The process is still running, log files are looking normal, but it doesn't work...
as you can see from the 2day screenshot, we are missing a lot of values in the middle, that's why there is only a straight line...

frank merlin
#

@agile geyser Could you share harvest version?

agile geyser
#

24.02.0 on rhel 8.9

agile geyser
#

sure, do you also need the poller_unix.log?

frank merlin
#

That is not needed. It will be helpful if harvest log contains data during the duration of ONTAP upgrade.

agile geyser
#

oh, the logfiles have already been rotated. So I will observe if the behaviour is the same during the next update (scheduled for 2024-04-27) and then send logfiles...

frank merlin
#

Ok, We do keep 5 rotated files upto 10MB each or max 7 days of logs (whichever hits first). Probably those have the data?

delicate gust
#

@agile geyser we're happy to look at whatever log files you have. Hopefully they captured the upgrade

agile geyser
#

I updated 2 other systems to 9.14.1 and now I have logfiles for this behaviour.... do you need the whole data from all clusters? (the whole /var/log/harvest is 88MByte as a tar.gz, not sure if your smtp accepts that much...)

frank merlin
#

@agile geyser Any 1 cluster logs will also work.

delicate gust
#

received files @agile geyser thanks!

delicate gust
#

thanks for the log files @agile geyser, they helped root cause the issue. The RestPerf:SystemNode collector panicked while collecting counters during upgrade. This happened because the collector failed to get new instances during the upgrade. Downstream code then tried to work with those missing instances and panicked. Since the collector panicked, it stopped collecting metrics until you restarted.

This is an issue we discovered in March and fixed https://github.com/NetApp/harvest/pull/2743 If you have more clusters to upgrade, and want to try https://github.com/NetApp/harvest/releases/tag/nightly it has that fix, otherwise you can pick it up when we release 24.05.
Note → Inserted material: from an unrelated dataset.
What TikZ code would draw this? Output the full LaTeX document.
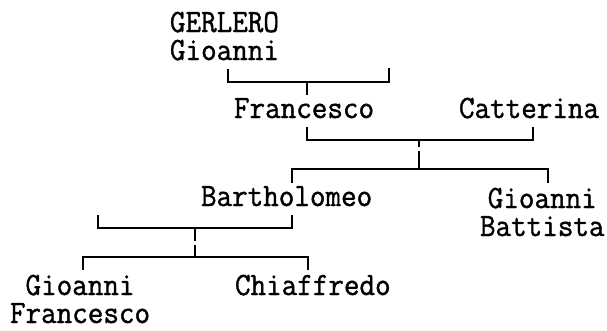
\documentclass[tikz,border=0pt]{standalone}
\usepackage{fontspec}
\newfontfamily\treefont[FakeStretch=0.93,FakeBold=1.2]{Latin Modern Mono}
\begin{document}
\begin{tikzpicture}[x=1pt,y=-1pt,
  person/.style={anchor=south west,inner sep=0pt,outer sep=0pt,text depth=0pt,font=\treefont\fontsize{32.5}{28}\selectfont},
  link/.style={line width=1.8pt,line cap=butt,line join=miter}]
\useasboundingbox (0,0) rectangle (607,330);
% names (bottom of last line = baseline)
\node[person,align=left]   (ger)  at (170,60)  {GERLERO\\Gioanni};
\node[person] (fra1) at (234,118) {Francesco};
\node[person] (cat)  at (459,118) {Catterina};
\node[person] (bar)  at (201,206) {Bartholomeo};
\node[person,align=center] (gio2) at (480,236) {Gioanni\\Battista};
\node[person,align=center] (gio3) at (10,323)  {Gioanni\\Francesco};
\node[person] (chi)  at (235,295) {Chiaffredo};
% bracket 1
\coordinate (a1) at (228,69);  \coordinate (a2) at (228,82);
\coordinate (a3) at (389,82);  \coordinate (a4) at (389,68);
\coordinate (am) at (307,82);  \coordinate (ae) at (307,95);
\draw[link] (a1) -- (a2) -- (a3) -- (a4);
\draw[link] (am) -- (ae);
% bracket 2
\coordinate (b1) at (307,127); \coordinate (b2) at (307,140);
\coordinate (b3) at (533,140); \coordinate (b4) at (533,127);
\draw[link] (b1) -- (b2) -- (b3) -- (b4);
\coordinate (bm) at (419,140); \coordinate (bg1) at (419,147);
\coordinate (bg2) at (419,151); \coordinate (bn) at (419,169);
\draw[link] (bm) -- (bg1) (bg2) -- (bn);
\coordinate (c1) at (292,183); \coordinate (c2) at (292,169);
\coordinate (c3) at (548,169); \coordinate (c4) at (548,183);
\draw[link] (c1) -- (c2) -- (c3) -- (c4);
% bracket 3
\coordinate (d1) at (98,215);  \coordinate (d2) at (98,228);
\coordinate (d3) at (292,228); \coordinate (d4) at (292,215);
\draw[link] (d1) -- (d2) -- (d3) -- (d4);
\coordinate (dm) at (195,228); \coordinate (dg1) at (195,241);
\coordinate (dg2) at (195,245); \coordinate (dn) at (195,257);
\draw[link] (dm) -- (dg1) (dg2) -- (dn);
\coordinate (e1) at (83,270);  \coordinate (e2) at (83,257);
\coordinate (e3) at (308,257); \coordinate (e4) at (308,270);
\draw[link] (e1) -- (e2) -- (e3) -- (e4);
\end{tikzpicture}
\end{document}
I also confirmed that the other collectors continued collecting metrics without panics. It was only the RestPerf:SystemNode collector that panicked. Some of the other collectors hit timeouts during upgrade, likley due to ONTAP restarting nodes

GitHub

Nightly builds may include bugs and other issues. You might want to use the stable releases instead.

agile geyser
#

ah @delicate gust thank you very much for explaining. Unfortunately, that's my last upgrade to 9.14, so I can not test the new code...

delicate gust
#

ah well, thanks for reporting! Good to document for others

agile geyser
#

would this issue also be triggered when updating from 9.14.1P<x> to the new 9.14.1P4? Or do I have to do a major update to trigger this behaviour?